** start of Data segment **

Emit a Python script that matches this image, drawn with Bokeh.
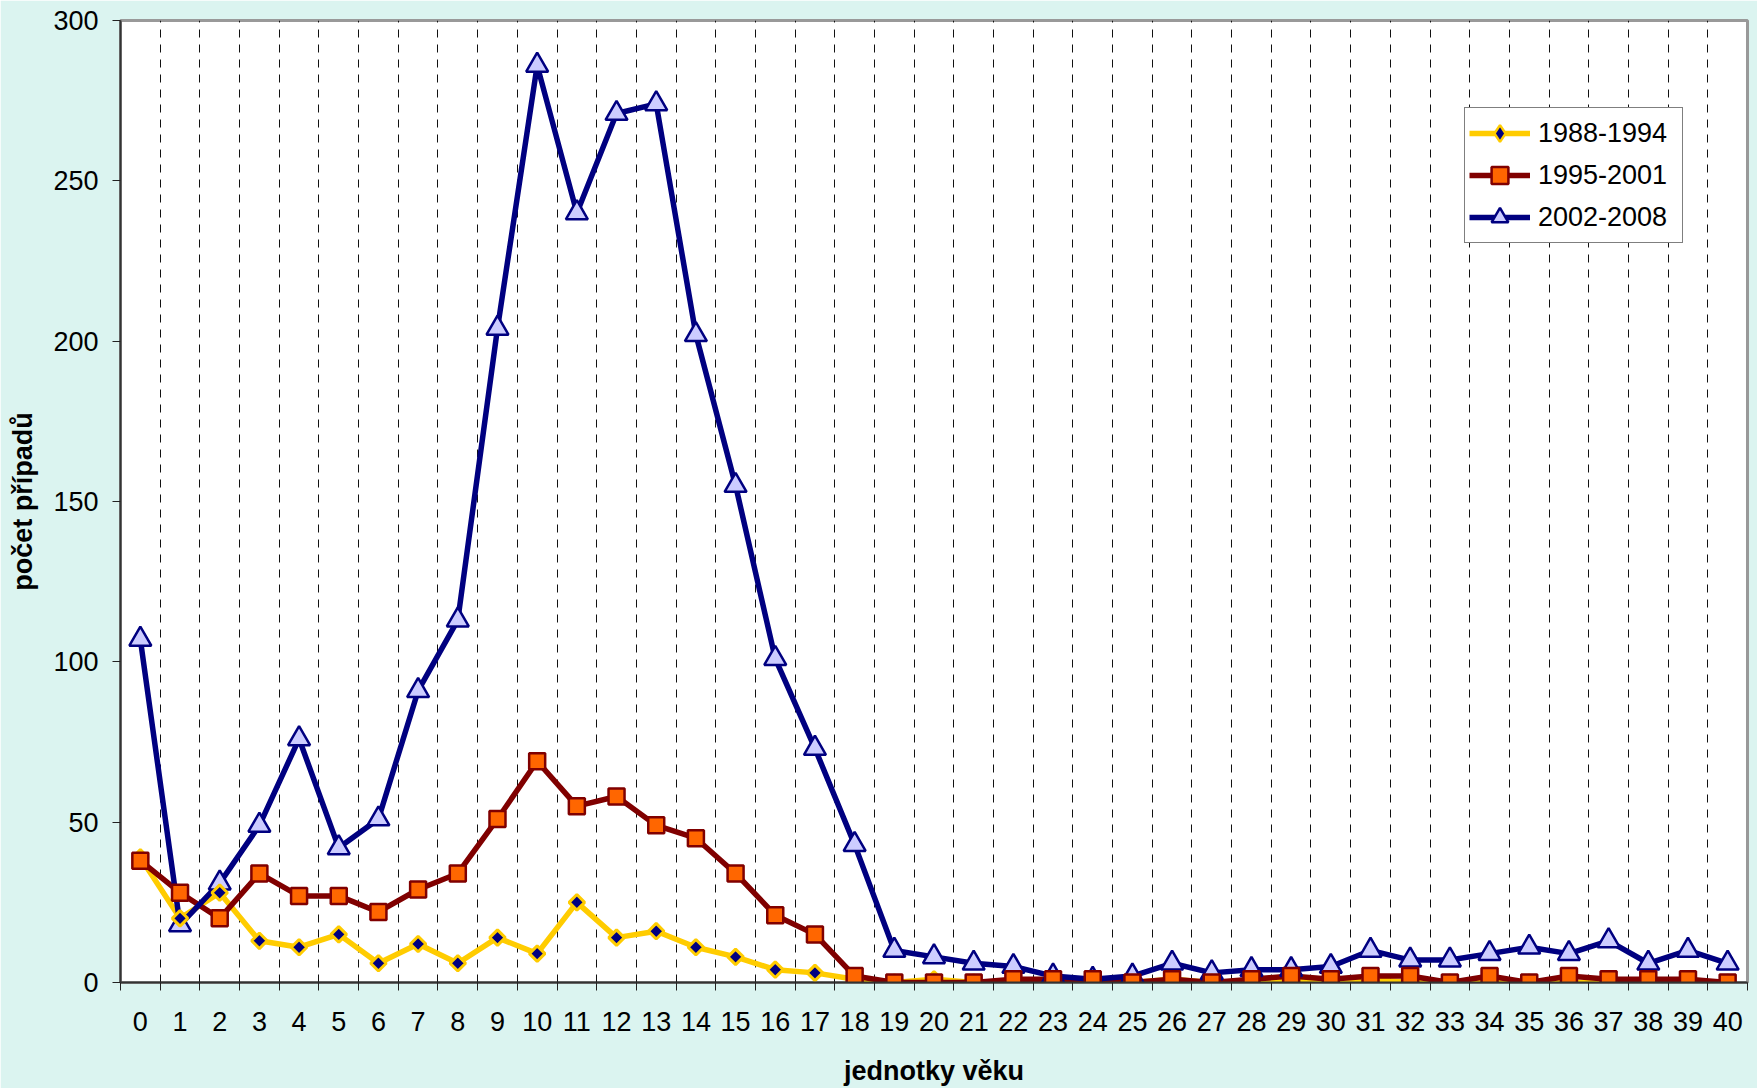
from bokeh.plotting import figure
from bokeh.models import Range1d, FixedTicker, Legend, LegendItem
from bokeh.embed import file_html
from bokeh.resources import INLINE
import numpy as np

# ---- data ----
ages = list(range(41))
s_1988_1994 = [39, 20, 28, 13, 11, 15, 6, 12, 6, 14, 9, 25, 14, 16, 11, 8, 4, 3, 1, 0,
               1, 0, 0, 1, 0, 0, 1, 0, 0, 1, 1, 1, 0, 0, 0, 0, 0, 0, 0, 0, 0]
s_1995_2001 = [38, 28, 20, 34, 27, 27, 22, 29, 34, 51, 69, 55, 58, 49, 45, 34, 21, 15, 2, 0,
               0, 0, 1, 1, 1, 0, 1, 0, 1, 2, 1, 2, 2, 0, 2, 0, 2, 1, 1, 1, 0]
s_2002_2008 = [107, 18, 31, 49, 76, 42, 51, 91, 113, 204, 286, 240, 271, 274, 202, 155, 101, 73, 43, 10,
               8, 6, 5, 2, 1, 2, 6, 3, 4, 4, 5, 10, 7, 7, 9, 11, 9, 13, 6, 10, 6]
series_labels = ["1988-1994", "1995-2001", "2002-2008"]
y_ticks = [0, 50, 100, 150, 200, 250, 300]
x_title = "jednotky věku"
y_title = "počet případů"

BG = "#DBF4F0"
FONT = "Liberation Sans"
bounds = [a - 0.5 for a in range(42)]

p = figure(width=1757, height=1088, output_backend="svg", toolbar_location=None,
           x_range=Range1d(-0.5, 40.5), y_range=Range1d(0, 300),
           min_border_left=120, min_border_right=10, min_border_top=20, min_border_bottom=106,
           background_fill_color="white", border_fill_color=BG)
p.outline_line_color = "#999999"
p.outline_line_width = 3

# axes
p.xaxis.ticker = FixedTicker(ticks=ages, minor_ticks=bounds)
p.xaxis.major_tick_out = 0
p.xaxis.major_tick_in = 0
p.xaxis.minor_tick_out = 8
p.xaxis.minor_tick_in = 0
p.xaxis.minor_tick_line_color = "#222222"
p.xaxis.minor_tick_line_width = 1
p.xaxis.axis_line_color = "#333333"
p.xaxis.axis_line_width = 2
p.xaxis.major_label_standoff = 21
p.xaxis.major_label_text_font = FONT
p.xaxis.major_label_text_font_size = "27px"
p.xaxis.major_label_text_color = "black"
p.xaxis.axis_label = x_title
p.xaxis.axis_label_text_font = FONT
p.xaxis.axis_label_text_font_size = "27px"
p.xaxis.axis_label_text_font_style = "bold"
p.xaxis.axis_label_text_color = "black"
p.xaxis.axis_label_standoff = 22

p.yaxis.ticker = FixedTicker(ticks=y_ticks, minor_ticks=[])
p.yaxis.major_tick_out = 8
p.yaxis.major_tick_in = 0
p.yaxis.major_tick_line_color = "#222222"
p.yaxis.axis_line_color = "#333333"
p.yaxis.axis_line_width = 2
p.yaxis.major_label_standoff = 14
p.yaxis.major_label_text_font = FONT
p.yaxis.major_label_text_font_size = "27px"
p.yaxis.major_label_text_color = "black"
p.yaxis.axis_label = y_title
p.yaxis.axis_label_text_font = FONT
p.yaxis.axis_label_text_font_size = "27px"
p.yaxis.axis_label_text_font_style = "bold"
p.yaxis.axis_label_text_color = "black"
p.yaxis.axis_label_standoff = 12

p.ygrid.visible = False
p.xgrid.ticker = FixedTicker(ticks=bounds[1:-1])
p.xgrid.grid_line_color = "#111111"
p.xgrid.grid_line_width = 1
p.xgrid.grid_line_dash = "8 7"

# series
l1 = p.line(ages, s_1988_1994, line_color="#FFCC00", line_width=5.5)
l2 = p.line(ages, s_1995_2001, line_color="#800000", line_width=5.5)
l3 = p.line(ages, s_2002_2008, line_color="#000080", line_width=5.5)
m3 = p.scatter(ages, s_2002_2008, marker="triangle", size=22, fill_color="#CCCCFF",
               line_color="#000080", line_width=2.5)
m1 = p.scatter(ages, s_1988_1994, marker="square", angle=np.pi / 4, size=11,
               fill_color="#000080", line_color="#FFCC00", line_width=3)
m2 = p.scatter(ages, s_1995_2001, marker="square", size=16, fill_color="#FF6600",
               line_color="#800000", line_width=2.5)
# legend-only diamond (no visible point)
m1_leg = p.scatter([0], [np.nan], marker="diamond", size=18,
                   fill_color="#000080", line_color="#FFCC00", line_width=2.5)

legend = Legend(items=[
    LegendItem(label=series_labels[0], renderers=[l1, m1_leg]),
    LegendItem(label=series_labels[1], renderers=[l2, m2]),
    LegendItem(label=series_labels[2], renderers=[l3, m3]),
], location=(1344, 739))
legend.glyph_width = 61
legend.glyph_height = 42
legend.label_height = 42
legend.label_width = 140
legend.spacing = 0
legend.padding = 4
legend.label_standoff = 8
legend.label_text_font = FONT
legend.label_text_font_size = "27px"
legend.label_text_color = "black"
legend.border_line_color = "black"
legend.border_line_width = 1
legend.background_fill_color = "white"
legend.background_fill_alpha = 1
p.add_layout(legend, "center")

open("out.html", "w").write(file_html(p, INLINE))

** end of Data segment **

What to produce
Write out an exact copy of the listing, first line through the line containing "import numpy as np", with the pictures left out.

Written reply
Emit a Python script that matches this image, drawn with Bokeh.
from bokeh.plotting import figure
from bokeh.models import Range1d, FixedTicker, Legend, LegendItem
from bokeh.embed import file_html
from bokeh.resources import INLINE
import numpy as np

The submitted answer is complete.